Mumsnet has not checked the qualifications of anyone posting here. If you need help urgently or expert advice, please see our domestic violence webguide and/or relationships webguide. Many Mumsnetters experiencing domestic abuse have found this thread helpful: Listen up, everybody

Repeating Generational Pattern of LC / NC

1 reply

DonnaBlackwood · 21/01/2025 13:11

Right now I think about 1/3 of families I know well (our family, our close friends) have a No Contact or Low Contact situation with at least one member of their immediate family.
Discovered in talking to people that in MOST cases it didn't start with the current generation but is a repeating pattern.
Example: my great-grandmother left home when she married, and in those days distance meant letters, a rare in-person meet-up. My grandmother told me she only met her grandmother once before she passed. The distance was not insignificant but it WAS under a day trip.
My grandmother did the same: married, moved about a day's travel away from HER parents and - again, occasional letters but my mother said she only met HER grandmother twice that she knew of.
My mother moved a MUCH father distance. But travel was easier. I saw my grandmother several times before she died - rarely did my mother spend time with her and when she fell ill, my mother suggested I go to my grandmother's side, she wouldn't go.
My sister lived with my mother until my mother passed, and put a huge wall between me & my mother, manipulating both of us to create distance and suspicion. Too late I realized I'd been manipulated. I did what I coulld to mend our relationship in the last years of her life.
Now, one of my daughters has gone LC for the last three years, my other daughter went from LC to NC over several years.
I'm looking at this and wondering: what will happen when they have daughters?
Are we being taught generation after generation to do this?
It seems when I ask about previous generations with friends who have gone LC or NC with their parents or have kids going LC or NC, sure enough, it happened over & over.
Learned patterns of estrangement? If a daughter sees her mother & grandmother being cold to one another, then it is the norm, it's OK, in fact it may even feel comfortable.
No learned example of closeness between generations of women perpetuates the pattern.
Thoughts?

OP posts:
mindutopia · 21/01/2025 15:37

I don’t think this is learned patterns of estrangement as much as it’s intergenerational trauma that is passed down until someone stops it. There is a lot of estrangement in my family. My mum seemed to have a good relationship with her parents, but other siblings were what we might describe as LC or NC. The reasons behind that seem complex and I can’t pretend to know why really.

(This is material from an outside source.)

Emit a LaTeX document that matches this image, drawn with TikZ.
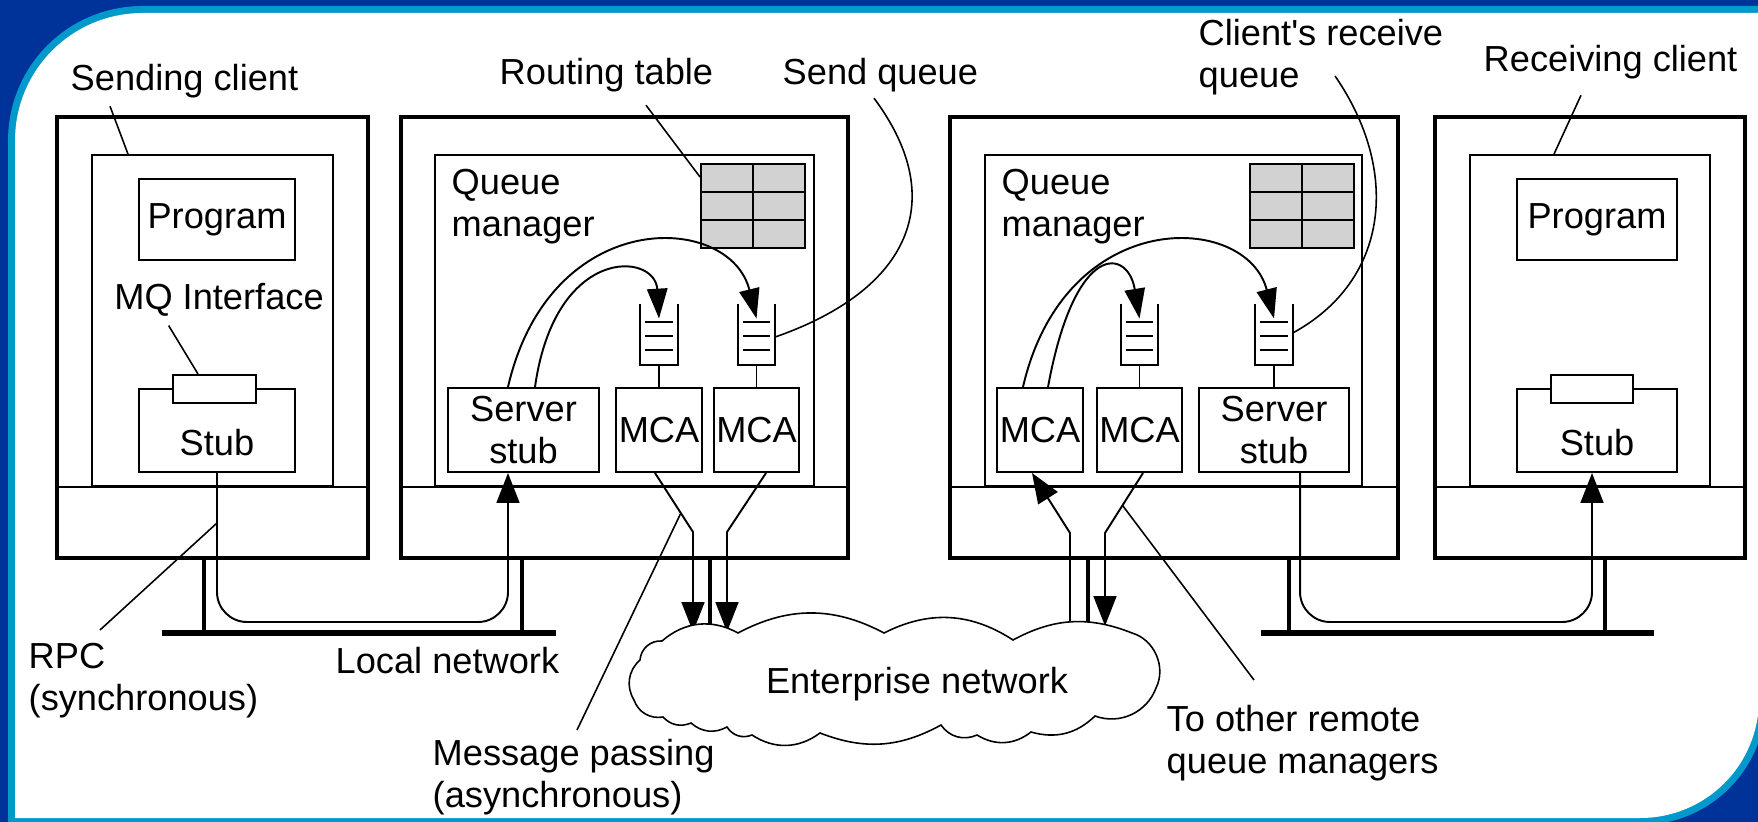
\documentclass[tikz,border=0pt]{standalone}
\usepackage{fontspec}
\setmainfont{Liberation Sans}
\usetikzlibrary{arrows.meta,positioning,calc}
\definecolor{bgdark}{RGB}{0,51,153}
\definecolor{bglight}{RGB}{0,153,204}
\definecolor{tablegray}{RGB}{210,210,210}
\tikzset{
  lbl/.style={font=\fontsize{10.3}{11.9}\selectfont, inner sep=0pt, align=left},
  outerbox/.style={draw, line width=1.15pt, inner sep=0pt},
  innerbox/.style={draw, line width=0.45pt, inner sep=0pt},
  unitbox/.style={draw, line width=0.55pt, inner sep=0pt, align=center, font=\fontsize{10.3}{11.9}\selectfont},
  qbox/.style={inner sep=0pt, minimum width=0.36cm, minimum height=0.6cm},
  rtable/.style={draw, fill=tablegray, line width=0.55pt, inner sep=0pt, minimum width=1.04cm, minimum height=0.84cm},
  conn/.style={line width=0.55pt},
  lead/.style={line width=0.45pt},
  leg/.style={line width=1.4pt},
  bus/.style={line width=1.7pt},
  tip/.style={-{Triangle[length=8.5pt,width=6.5pt]}},
  arctip/.style={-{Triangle[length=8.5pt,width=5.8pt]}},
}
\begin{document}
\begin{tikzpicture}[x=0.01cm,y=-0.01cm]
\useasboundingbox (0,0) rectangle (1758,822);
% frame
\fill[bgdark] (0,0) rectangle (1758,822);
\fill[bglight] (8,830) -- (8,141) .. controls (8,66) and (68,6) .. (143,6) -- (1770,6)
  -- (1766,699) .. controls (1766,769) and (1710,825) .. (1640,825) -- (8,830) -- cycle;
\fill[white] (15,818) -- (15,141) .. controls (15,70) and (72,13) .. (143,13) -- (1765,13)
  -- (1759,699) .. controls (1759,765) and (1706,818) .. (1640,818) -- cycle;

% sending client
\node[outerbox,minimum width=3.11cm,minimum height=4.41cm] (sc) at (212.5,337.5) {};
\node[innerbox,minimum width=2.41cm,minimum height=3.31cm] (in1) at (212.5,320.5) {};
\draw[innerbox] (sc.west |- in1.south) -- (sc.east |- in1.south);
\node[unitbox,minimum width=1.56cm,minimum height=0.81cm] (prog1) at (217,219.5) {Program};
\node[unitbox,minimum width=1.56cm,minimum height=0.83cm] (stub1) at (217,430.5) {};
\node[lbl] (stub1t) at ([yshift=-0.12cm]stub1.center) {Stub};
\node[unitbox,fill=white,minimum width=0.83cm,minimum height=0.28cm] (if1) at (214.5,389) {};

% queue manager, sending side
\node[outerbox,minimum width=4.47cm,minimum height=4.41cm] (qm1) at (624.5,337.5) {};
\node[innerbox,minimum width=3.79cm,minimum height=3.31cm] (in2) at (624.5,320.5) {};
\draw[innerbox] (qm1.west |- in2.south) -- (qm1.east |- in2.south);
\node[rtable] (rt2) at (753,206) {};
\node[unitbox,minimum width=1.51cm,minimum height=0.84cm] (ss2) at (523.5,430) {Server\\stub};
\node[unitbox,minimum width=0.86cm,minimum height=0.84cm] (mca2a) at (659,430) {MCA};
\node[unitbox,minimum width=0.85cm,minimum height=0.84cm] (mca2b) at (756.5,430) {MCA};
\node[qbox,above=0.22cm of mca2a] (q2a) {};
\node[qbox,above=0.22cm of mca2b] (q2b) {};

% queue manager, receiving side
\node[outerbox,minimum width=4.48cm,minimum height=4.41cm] (qm2) at (1174,337.5) {};
\node[innerbox,minimum width=3.77cm,minimum height=3.31cm] (in3) at (1173.5,320.5) {};
\draw[innerbox] (qm2.west |- in3.south) -- (qm2.east |- in3.south);
\node[rtable] (rt3) at (1302,206) {};
\node[unitbox,minimum width=0.86cm,minimum height=0.84cm] (mca3a) at (1040,430) {MCA};
\node[unitbox,minimum width=0.85cm,minimum height=0.84cm] (mca3b) at (1139.5,430) {MCA};
\node[unitbox,minimum width=1.50cm,minimum height=0.84cm] (ss3) at (1274,430) {Server\\stub};
\node[qbox,above=0.22cm of mca3b] (q3a) {};
\node[qbox,above=0.22cm of ss3] (q3b) {};

% receiving client
\node[outerbox,minimum width=3.10cm,minimum height=4.41cm] (rc) at (1590,337.5) {};
\node[innerbox,minimum width=2.40cm,minimum height=3.31cm] (in4) at (1590,320.5) {};
\draw[innerbox] (rc.west |- in4.south) -- (rc.east |- in4.south);
\node[unitbox,minimum width=1.60cm,minimum height=0.81cm] (prog4) at (1597,219.5) {Program};
\node[unitbox,minimum width=1.60cm,minimum height=0.83cm] (stub4) at (1597,430.5) {};
\node[lbl] (stub4t) at ([yshift=-0.12cm]stub4.center) {Stub};
\node[unitbox,fill=white,minimum width=0.82cm,minimum height=0.28cm] (if4) at (1592,389) {};

% routing tables and queues
\foreach \r in {rt2,rt3} {
  \draw[conn] (\r.north) -- (\r.south);
  \foreach \t in {192,220} \draw[conn] (\r.west |- 0,\t) -- (\r.east |- 0,\t);
}
\foreach \q/\m in {q2a/mca2a,q2b/mca2b,q3a/mca3b,q3b/ss3} {
  \draw[conn] (\q.north west) |- (\q.south east) -- (\q.north east);
  \foreach \f in {0.3,0.53,0.75}
    \draw[conn] ($(\q.north west)!\f!(\q.south west)+(5,0)$) -- ($(\q.north east)!\f!(\q.south east)+(-5,0)$);
  \draw[conn] (\q.south) -- (\m.north);
}

% queue arcs
\draw[conn,arctip] ([xshift=-0.155cm]ss2.north) .. controls (550,205) and (730,212) .. ([yshift=-0.15cm]q2b.north);
\draw[conn,arctip] ([xshift=0.115cm]ss2.north) .. controls (555,245) and (655,252) .. ([yshift=-0.15cm]q2a.north);
\draw[conn,arctip] ([xshift=-0.17cm]mca3a.north) .. controls (1065,205) and (1247,212) .. ([yshift=-0.15cm]q3b.north);
\draw[conn,arctip] ([xshift=0.08cm]mca3a.north) .. controls (1075,240) and (1128,248) .. ([yshift=-0.15cm]q3a.north);

% local networks
\coordinate (bus1w) at (162,633);
\coordinate (bus1e) at (556,633);
\coordinate (bus2w) at (1261,633);
\coordinate (bus2e) at (1654,633);
\draw[bus] (bus1w) -- (bus1e);
\draw[bus] (bus2w) -- (bus2e);
\draw[leg] (204,0 |- sc.south) -- (204,0 |- bus1w);
\draw[leg] (522,0 |- qm1.south) -- (522,0 |- bus1w);
\draw[leg] (1289,0 |- qm2.south) -- (1289,0 |- bus2w);
\draw[leg] (1605,0 |- rc.south) -- (1605,0 |- bus2w);
\coordinate (lan1) at (300,622);
\coordinate (lan2) at (1450,622);
\draw[conn,rounded corners=0.3cm,tip] (stub1.south) |- (lan1) -| ([xshift=-0.155cm]ss2.south);
\draw[conn,rounded corners=0.3cm,tip] ([xshift=0.26cm]ss3.south) |- (lan2) -| ([xshift=-0.05cm]stub4.south);

% message channels
\coordinate (ya) at (693,532);
\coordinate (yb) at (727,532);
\coordinate (ea) at (693,632);
\coordinate (eb) at (727,632);
\draw[conn,tip] ([xshift=-0.04cm]mca2a.south) -- (ya) -- (ea);
\draw[conn,tip] ([xshift=0.095cm]mca2b.south) -- (yb) -- (eb);
\draw[leg] (710,0 |- qm1.south) -- (710,632);
\coordinate (yc) at (1070,533);
\coordinate (yd) at (1105,533);
\coordinate (ec) at (1070,627);
\coordinate (ed) at (1105,626);
\draw[conn,tip] (ec) -- (yc) -- ([xshift=-0.08cm]mca3a.south);
\draw[conn,tip] ([xshift=0.035cm]mca3b.south) -- (yd) -- (ed);
\draw[leg] (1088,0 |- qm2.south) -- (1088,628);

% enterprise network
\draw[lead,fill=white] (634,700) to[bend left=40] (640,660) to[bend left=45] (662,641)
  to[bend left=35] (738,633) to[bend left=28] (884,633) to[bend left=30] (1013,640)
  to[bend left=25] (1132,633) to[bend left=50] (1156,688) to[bend left=45] (1095,716)
  to[bend left=30] (1031,732) to[bend left=35] (977,735) to[bend left=40] (941,725)
  to[bend left=25] (820,733) to[bend left=35] (752,735) to[bend left=40] (727,727)
  to[bend left=35] (691,723) to[bend left=35] (663,717) to[bend left=40] (634,700) -- cycle;
\node[lbl,anchor=base] (ent) at (917,693) {Enterprise network};

% labels
\node[lbl,anchor=base west] (sclbl) at (70,91) {Sending client};
\node[lbl,anchor=base] (mqlbl) at (219,310) {MQ Interface};
\node[lbl,anchor=base west] (rtlbl) at (499,85) {Routing table};
\node[lbl,anchor=base west] (sqlbl) at (782,85) {Send queue};
\node[lbl,anchor=north west] (crlbl) at (1198,19) {Client\textquotesingle s receive\\queue};
\node[lbl,anchor=base west] (rclbl) at (1483,72) {Receiving client};
\node[lbl,anchor=north west] (qmlbl2) at (451,169) {Queue\\manager};
\node[lbl,anchor=north west] (qmlbl3) at (1001,169) {Queue\\manager};
\node[lbl,anchor=north west] (rpclbl) at (28,643) {RPC\\(synchronous)};
\node[lbl,anchor=base west] (lanlbl) at (335,673) {Local network};
\node[lbl,anchor=north west] (msglbl) at (432,739) {Message passing\\(asynchronous)};
\node[lbl,anchor=north west] (remlbl) at (1166,705) {To other remote\\queue managers};

% leaders
\draw[lead] ([shift={(40,7)}]sclbl.south west) -- (128,0 |- in1.north);
\draw[lead] ([shift={(55,8)}]mqlbl.south west) -- (198,0 |- if1.north);
\draw[lead] ([shift={(147,12)}]rtlbl.south west) -- (rt2.west |- 0,177);
\draw[lead] ([shift={(92,5)}]sqlbl.south west) .. controls (950,200) and (910,290) .. (q2b.east |- 0,337);
\draw[lead] ([shift={(137,57)}]crlbl.north west) .. controls (1400,170) and (1390,280) .. (q3b.east |- 0,333);
\draw[lead] ([shift={(98,15)}]rclbl.south west) -- (1554,0 |- in4.north);
\draw[lead] ([shift={(72,-13)}]rpclbl.north west) -- (stub1.south |- 0,523);
\draw[lead] ([shift={(145,-9)}]msglbl.north west) -- ($([xshift=-0.04cm]mca2a.south)!0.68!(ya)$);
\draw[lead] ([shift={(88,-25)}]remlbl.north west) -- ($([xshift=0.035cm]mca3b.south)!0.54!(yd)$);
\end{tikzpicture}
\end{document}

My dad had limited contact with his own dad because he was abusive. My half brother (dad’s son) had limited contact with him when he was alive because he was a shit dad. If he was alive, I probably would also have limited contact because we weren’t really close.

I am NC with my mum because of sexual abuse (my own and others in the family). She has a very permissive attitude to sexual abuse. I would not be surprised if that’s part of her own trauma.

I would like to think it ends with me though because unlike previous generations I’ve made an effort to protect my children from abuse and I’d like to think I’ve given them a safe, supportive childhood that they won’t want to run from as adults. We deal with things in our family rather than pretend they didn’t happen.